Fortunately, men have found a cheerleader in Robert G. Davis. Davis' new book "Understanding Manhood in America" delves into what it means to be a man in 21st century America. This book is important reading for all men. "Understanding Manhood" shows men where we might find proper role models and - more importantly - how we can be good role models for others.
Davis presents the case that the modern male is missing something essential in his development. His observations come from interacting with literally thousands of men within one of the world's largest membership organizations, Freemasonry. Based on these interactions, he developed a deep interest in what defines the modern male. He has also studied the work of experts in the fields of psychology and sociology.
The first half of the book covers important, broad social themes in America over the past 200 years. Davis brings us from the Heroic Artisan of our agrarian past to the Self-Made Man of the pre-Industrial Age through to our present day circumstances.
In the second half of the book, Davis makes the case that in order to become men, in the true and traditional sense of the word, they must learn to work together and socialize with other men. This is no "grab your drum and head out into the woods" sort of advice. Davis's ideas are straightforward and pragmatic. His "Seven Pillars of Success in Manhood" are a very focused list of actions that men can take in their daily lives to become better men.
Two of the most important subjects that Davis discusses are those of marriage and fatherhood. The challenges and rewards of being a husband and a father are great. As a husband of sixteen years and a father of three, this section was very profound for me. As Davis notes, too many of us had poor role models of what it means to be either a husband or a father. Rather than working on the issues that exist in these complex relationships, all too often men choose to simply walk away. Davis suggests this happens because these men are acting as they observed their fathers having acted. However, Davis is also quick to say that the modern man must rise above that if he is to grasp what it means to be a man. The road to the "mature masculine" is not the "easy road"; it is one of work, responsibility and perseverance.
The final chapter of the book is a concise survey of the institution of Freemasonry. Davis is an active Mason. He discusses in detail how the world's oldest and largest fraternity might fit the needs of the modern man in his search to reach true maturity. Davis uses Freemasonry as an example of the types of male fraternal associations that can provide an outlet for men to build healthy relationships with other men in a setting that promotes fraternity, moral guidance and a safe harbor within which to develop more fully.
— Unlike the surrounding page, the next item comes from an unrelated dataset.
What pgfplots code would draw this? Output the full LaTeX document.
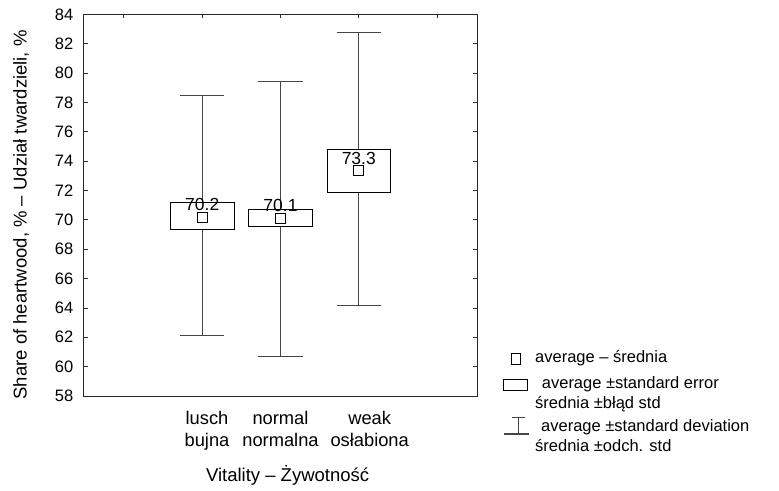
\documentclass[border=0pt]{standalone}
\usepackage{fontspec}
\setmainfont{Liberation Sans}
\usepackage{pgfplots}
\pgfplotsset{compat=1.18}
\usepgfplotslibrary{statistics}
\definecolor{whisk}{HTML}{454545}
\definecolor{axcol}{HTML}{2A2A2A}
\begin{document}
\fontsize{16.5}{20}\selectfont
\begin{tikzpicture}
\useasboundingbox (0,0) rectangle (779pt,490pt);
\begin{axis}[
  at={(84pt,94pt)}, anchor=south west,
  scale only axis, width=393pt, height=381.5pt,
  xmin=-0.51, xmax=4.51, ymin=58, ymax=84,
  ytick={58,60,...,84},
  xtick={0,1,2,3,4},
  xticklabels={{},{\hspace*{9.6pt}lusch\\\hspace*{9.6pt}bujna},{normal\\normalna},{\hspace*{21.8pt}weak\\\hspace*{21.8pt}osłabiona},{}},
  xtick pos=right, xticklabel pos=left,
  ytick pos=both, yticklabel pos=left,
  tick align=inside,
  major tick length=4pt,
  axis line style={axcol, line width=1pt},
  tick style={axcol, line width=0.9pt},
  /pgf/number format/assume math mode=true,
  yticklabel style={xshift=-5pt},
  xticklabel style={align=center, font=\fontsize{18.3}{22}\selectfont, yshift=-9.5pt},
  xlabel={Vitality – Żywotność},
  ylabel={Share of heartwood, \% – Udział twardzieli, \%},
  xlabel style={at={(axis description cs:0.518,-0.209)}, anchor=center, font=\fontsize{18.5}{22}\selectfont},
  ylabel style={at={(axis description cs:-0.16,0.475)}, anchor=center, font=\fontsize{18.5}{22}\selectfont},
  boxplot/draw direction=y,
  boxplot/every median/.style={draw=none},
  boxplot/every whisker/.style={whisk, line width=1.1pt},
  boxplot/every box/.style={black, line width=0.95pt},
]
\addplot[black, line width=0.95pt, boxplot prepared={draw position=1, lower whisker=62.12, lower quartile=69.33, median=70.2, upper quartile=71.18, upper whisker=78.47, box extend=0.82, whisker extend=0.56}] coordinates {};
\addplot[black, line width=0.95pt, boxplot prepared={draw position=2, lower whisker=60.72, lower quartile=69.58, median=70.1, upper quartile=70.69, upper whisker=79.43, box extend=0.82, whisker extend=0.58}] coordinates {};
\addplot[black, line width=0.95pt, boxplot prepared={draw position=3, lower whisker=64.15, lower quartile=71.85, median=73.3, upper quartile=74.8, upper whisker=82.75, box extend=0.80, whisker extend=0.56}] coordinates {};
\addplot[only marks, mark=square, mark size=5pt,
  mark options={black, line width=0.9pt, fill=white},
  nodes near coords, point meta=explicit symbolic,
  nodes near coords align={center},
  every node near coord/.append style={anchor=center, yshift=12.5pt, inner sep=0pt, black, font=\fontsize{17.5}{20}\selectfont}]
  coordinates {(1,70.2) [70.2] (2,70.1) [70.1] (3,73.35) [73.3]};
\end{axis}
% legend
\draw[black, line width=0.9pt] (511pt,126pt) rectangle (520pt,137pt);
\node[anchor=mid west, inner sep=0pt] at (535pt,131.7pt) {average – średnia};
\draw[black, line width=0.9pt] (503.3pt,100pt) rectangle (527.3pt,111pt);
\node[anchor=mid west, inner sep=0pt] at (541.7pt,105.7pt) {average ±standard error};
\node[anchor=mid west, inner sep=0pt] at (535pt,86pt) {średnia ±błąd std};
\draw[whisk, line width=1.1pt] (511.7pt,72.7pt) -- (525pt,72.7pt) (518.3pt,72.7pt) -- (518.3pt,56pt) (504pt,56pt) -- (529.3pt,56pt);
\node[anchor=mid west, inner sep=0pt] at (541pt,63.3pt) {average ±standard deviation};
\node[anchor=mid west, inner sep=0pt] at (535pt,43.3pt) {średnia ±odch. std};
\end{tikzpicture}
\end{document}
However, there is no need for anyone to be a Mason to learn from this book.
In the main text and in the appendices, Davis describes Freemasonry as a journey to discover Self and build Character. He suggests that it is in the quiet of the Masonic lodge and not on the movie screen or basketball court from which the modern man can acquire their role models. Such a construct can provide access to the "Elders" who are so often missing in our lives. These "Elders" can provide guidance and examples of maturity where it is so often needed.
From a Masonic standpoint, this is a book that every aspiring Grand Master should read several times before he embarks on a "membership" program. There is a need in the American society for institutions that can assist men in achieving the "mature masculine", as Davis describes it. The institution that figures out how to deliver the solutions to the ills that Davis describes will not have a "membership problem" any time soon -- except for the wonderful problem of how to handle all the new members.
You won't agree with everything he has to say. But there is no denying that this book has plenty of good old-fashioned metaphorical rare meat for a man to chew on and draw nourishment from.